### Data block
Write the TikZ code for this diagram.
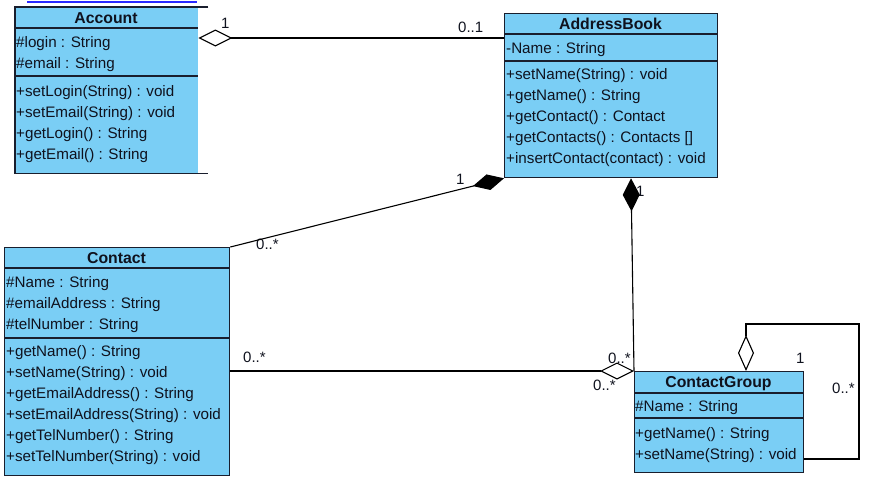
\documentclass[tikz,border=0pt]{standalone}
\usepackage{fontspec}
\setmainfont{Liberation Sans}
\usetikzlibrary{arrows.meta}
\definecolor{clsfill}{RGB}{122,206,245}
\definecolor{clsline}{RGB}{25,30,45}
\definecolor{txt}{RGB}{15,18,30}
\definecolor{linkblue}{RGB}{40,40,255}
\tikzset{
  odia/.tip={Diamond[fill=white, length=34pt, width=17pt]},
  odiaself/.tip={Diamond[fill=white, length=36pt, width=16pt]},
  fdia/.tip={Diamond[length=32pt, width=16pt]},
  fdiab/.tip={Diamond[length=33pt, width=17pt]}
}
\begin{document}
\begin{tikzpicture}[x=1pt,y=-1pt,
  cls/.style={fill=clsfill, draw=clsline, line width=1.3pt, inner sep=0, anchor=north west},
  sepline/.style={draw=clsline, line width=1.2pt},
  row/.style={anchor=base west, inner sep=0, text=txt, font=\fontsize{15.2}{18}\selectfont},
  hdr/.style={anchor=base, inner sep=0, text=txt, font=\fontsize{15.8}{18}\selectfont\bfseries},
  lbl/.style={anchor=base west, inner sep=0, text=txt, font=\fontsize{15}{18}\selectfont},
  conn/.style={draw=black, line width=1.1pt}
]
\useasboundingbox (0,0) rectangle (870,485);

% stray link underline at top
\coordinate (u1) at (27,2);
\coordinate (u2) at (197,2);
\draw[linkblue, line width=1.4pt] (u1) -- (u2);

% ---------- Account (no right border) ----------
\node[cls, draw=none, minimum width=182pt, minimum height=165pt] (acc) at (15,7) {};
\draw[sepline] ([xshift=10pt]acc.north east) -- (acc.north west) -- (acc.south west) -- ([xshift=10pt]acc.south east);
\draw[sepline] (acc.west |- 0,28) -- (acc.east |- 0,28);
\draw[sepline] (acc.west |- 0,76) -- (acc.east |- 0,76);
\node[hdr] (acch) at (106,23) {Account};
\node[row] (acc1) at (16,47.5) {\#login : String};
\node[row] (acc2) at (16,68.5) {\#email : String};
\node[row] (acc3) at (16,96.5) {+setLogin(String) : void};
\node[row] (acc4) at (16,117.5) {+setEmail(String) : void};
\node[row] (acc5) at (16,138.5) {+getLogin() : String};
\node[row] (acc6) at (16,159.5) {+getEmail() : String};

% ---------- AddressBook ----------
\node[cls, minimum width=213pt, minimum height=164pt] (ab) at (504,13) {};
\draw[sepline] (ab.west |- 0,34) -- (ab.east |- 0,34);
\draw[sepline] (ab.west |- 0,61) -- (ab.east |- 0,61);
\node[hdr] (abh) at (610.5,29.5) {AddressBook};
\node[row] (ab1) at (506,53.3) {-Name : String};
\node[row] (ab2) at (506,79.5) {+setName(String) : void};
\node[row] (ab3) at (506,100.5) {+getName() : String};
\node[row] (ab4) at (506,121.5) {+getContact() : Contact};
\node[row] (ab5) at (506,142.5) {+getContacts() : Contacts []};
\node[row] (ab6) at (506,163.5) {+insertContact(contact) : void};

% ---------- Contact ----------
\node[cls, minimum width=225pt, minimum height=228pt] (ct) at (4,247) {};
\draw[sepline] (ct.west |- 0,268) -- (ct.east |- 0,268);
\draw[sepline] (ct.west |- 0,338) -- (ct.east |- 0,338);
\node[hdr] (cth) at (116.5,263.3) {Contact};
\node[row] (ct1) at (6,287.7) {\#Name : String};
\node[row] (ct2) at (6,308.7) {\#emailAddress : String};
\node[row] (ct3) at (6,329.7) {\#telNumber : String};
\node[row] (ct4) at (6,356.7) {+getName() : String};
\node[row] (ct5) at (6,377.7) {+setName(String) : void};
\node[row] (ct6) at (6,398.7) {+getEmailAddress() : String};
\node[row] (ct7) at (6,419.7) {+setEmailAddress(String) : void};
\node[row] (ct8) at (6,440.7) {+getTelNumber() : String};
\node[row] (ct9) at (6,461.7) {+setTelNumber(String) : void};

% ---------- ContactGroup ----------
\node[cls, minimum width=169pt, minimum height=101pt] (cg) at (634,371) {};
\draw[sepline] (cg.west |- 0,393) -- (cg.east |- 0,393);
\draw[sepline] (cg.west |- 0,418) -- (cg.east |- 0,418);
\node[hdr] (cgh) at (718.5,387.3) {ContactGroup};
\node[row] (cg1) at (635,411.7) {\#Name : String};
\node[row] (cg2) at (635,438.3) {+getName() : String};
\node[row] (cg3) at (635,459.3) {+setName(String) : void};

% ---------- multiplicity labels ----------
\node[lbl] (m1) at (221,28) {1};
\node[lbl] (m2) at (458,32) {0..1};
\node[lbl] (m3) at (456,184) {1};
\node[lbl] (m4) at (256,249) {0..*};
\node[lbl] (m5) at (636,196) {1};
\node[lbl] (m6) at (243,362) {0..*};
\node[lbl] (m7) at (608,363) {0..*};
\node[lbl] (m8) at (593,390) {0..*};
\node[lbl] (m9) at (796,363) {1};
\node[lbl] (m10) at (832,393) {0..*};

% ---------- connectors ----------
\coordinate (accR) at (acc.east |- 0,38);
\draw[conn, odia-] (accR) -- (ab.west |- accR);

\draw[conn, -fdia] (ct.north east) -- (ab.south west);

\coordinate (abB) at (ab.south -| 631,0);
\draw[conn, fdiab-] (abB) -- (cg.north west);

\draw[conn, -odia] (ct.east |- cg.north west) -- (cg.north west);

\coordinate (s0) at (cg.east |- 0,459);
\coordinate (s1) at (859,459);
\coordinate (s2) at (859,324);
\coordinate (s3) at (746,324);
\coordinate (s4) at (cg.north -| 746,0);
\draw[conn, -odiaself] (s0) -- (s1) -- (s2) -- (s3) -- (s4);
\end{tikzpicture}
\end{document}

### Task to complete
Send back the data above word for word, with the pictures left out.

### Final result
Write the TikZ code for this diagram.
\documentclass[tikz,border=0pt]{standalone}
\usepackage{fontspec}
\setmainfont{Liberation Sans}
\usetikzlibrary{arrows.meta}
\definecolor{clsfill}{RGB}{122,206,245}
\definecolor{clsline}{RGB}{25,30,45}
\definecolor{txt}{RGB}{15,18,30}
\definecolor{linkblue}{RGB}{40,40,255}
\tikzset{
  odia/.tip={Diamond[fill=white, length=34pt, width=17pt]},
  odiaself/.tip={Diamond[fill=white, length=36pt, width=16pt]},
  fdia/.tip={Diamond[length=32pt, width=16pt]},
  fdiab/.tip={Diamond[length=33pt, width=17pt]}
}
\begin{document}
\begin{tikzpicture}[x=1pt,y=-1pt,
  cls/.style={fill=clsfill, draw=clsline, line width=1.3pt, inner sep=0, anchor=north west},
  sepline/.style={draw=clsline, line width=1.2pt},
  row/.style={anchor=base west, inner sep=0, text=txt, font=\fontsize{15.2}{18}\selectfont},
  hdr/.style={anchor=base, inner sep=0, text=txt, font=\fontsize{15.8}{18}\selectfont\bfseries},
  lbl/.style={anchor=base west, inner sep=0, text=txt, font=\fontsize{15}{18}\selectfont},
  conn/.style={draw=black, line width=1.1pt}
]
\useasboundingbox (0,0) rectangle (870,485);

% stray link underline at top
\coordinate (u1) at (27,2);
\coordinate (u2) at (197,2);
\draw[linkblue, line width=1.4pt] (u1) -- (u2);

% ---------- Account (no right border) ----------
\node[cls, draw=none, minimum width=182pt, minimum height=165pt] (acc) at (15,7) {};
\draw[sepline] ([xshift=10pt]acc.north east) -- (acc.north west) -- (acc.south west) -- ([xshift=10pt]acc.south east);
\draw[sepline] (acc.west |- 0,28) -- (acc.east |- 0,28);
\draw[sepline] (acc.west |- 0,76) -- (acc.east |- 0,76);
\node[hdr] (acch) at (106,23) {Account};
\node[row] (acc1) at (16,47.5) {\#login : String};
\node[row] (acc2) at (16,68.5) {\#email : String};
\node[row] (acc3) at (16,96.5) {+setLogin(String) : void};
\node[row] (acc4) at (16,117.5) {+setEmail(String) : void};
\node[row] (acc5) at (16,138.5) {+getLogin() : String};
\node[row] (acc6) at (16,159.5) {+getEmail() : String};

% ---------- AddressBook ----------
\node[cls, minimum width=213pt, minimum height=164pt] (ab) at (504,13) {};
\draw[sepline] (ab.west |- 0,34) -- (ab.east |- 0,34);
\draw[sepline] (ab.west |- 0,61) -- (ab.east |- 0,61);
\node[hdr] (abh) at (610.5,29.5) {AddressBook};
\node[row] (ab1) at (506,53.3) {-Name : String};
\node[row] (ab2) at (506,79.5) {+setName(String) : void};
\node[row] (ab3) at (506,100.5) {+getName() : String};
\node[row] (ab4) at (506,121.5) {+getContact() : Contact};
\node[row] (ab5) at (506,142.5) {+getContacts() : Contacts []};
\node[row] (ab6) at (506,163.5) {+insertContact(contact) : void};

% ---------- Contact ----------
\node[cls, minimum width=225pt, minimum height=228pt] (ct) at (4,247) {};
\draw[sepline] (ct.west |- 0,268) -- (ct.east |- 0,268);
\draw[sepline] (ct.west |- 0,338) -- (ct.east |- 0,338);
\node[hdr] (cth) at (116.5,263.3) {Contact};
\node[row] (ct1) at (6,287.7) {\#Name : String};
\node[row] (ct2) at (6,308.7) {\#emailAddress : String};
\node[row] (ct3) at (6,329.7) {\#telNumber : String};
\node[row] (ct4) at (6,356.7) {+getName() : String};
\node[row] (ct5) at (6,377.7) {+setName(String) : void};
\node[row] (ct6) at (6,398.7) {+getEmailAddress() : String};
\node[row] (ct7) at (6,419.7) {+setEmailAddress(String) : void};
\node[row] (ct8) at (6,440.7) {+getTelNumber() : String};
\node[row] (ct9) at (6,461.7) {+setTelNumber(String) : void};

% ---------- ContactGroup ----------
\node[cls, minimum width=169pt, minimum height=101pt] (cg) at (634,371) {};
\draw[sepline] (cg.west |- 0,393) -- (cg.east |- 0,393);
\draw[sepline] (cg.west |- 0,418) -- (cg.east |- 0,418);
\node[hdr] (cgh) at (718.5,387.3) {ContactGroup};
\node[row] (cg1) at (635,411.7) {\#Name : String};
\node[row] (cg2) at (635,438.3) {+getName() : String};
\node[row] (cg3) at (635,459.3) {+setName(String) : void};

% ---------- multiplicity labels ----------
\node[lbl] (m1) at (221,28) {1};
\node[lbl] (m2) at (458,32) {0..1};
\node[lbl] (m3) at (456,184) {1};
\node[lbl] (m4) at (256,249) {0..*};
\node[lbl] (m5) at (636,196) {1};
\node[lbl] (m6) at (243,362) {0..*};
\node[lbl] (m7) at (608,363) {0..*};
\node[lbl] (m8) at (593,390) {0..*};
\node[lbl] (m9) at (796,363) {1};
\node[lbl] (m10) at (832,393) {0..*};

% ---------- connectors ----------
\coordinate (accR) at (acc.east |- 0,38);
\draw[conn, odia-] (accR) -- (ab.west |- accR);

\draw[conn, -fdia] (ct.north east) -- (ab.south west);

\coordinate (abB) at (ab.south -| 631,0);
\draw[conn, fdiab-] (abB) -- (cg.north west);

\draw[conn, -odia] (ct.east |- cg.north west) -- (cg.north west);

\coordinate (s0) at (cg.east |- 0,459);
\coordinate (s1) at (859,459);
\coordinate (s2) at (859,324);
\coordinate (s3) at (746,324);
\coordinate (s4) at (cg.north -| 746,0);
\draw[conn, -odiaself] (s0) -- (s1) -- (s2) -- (s3) -- (s4);
\end{tikzpicture}
\end{document}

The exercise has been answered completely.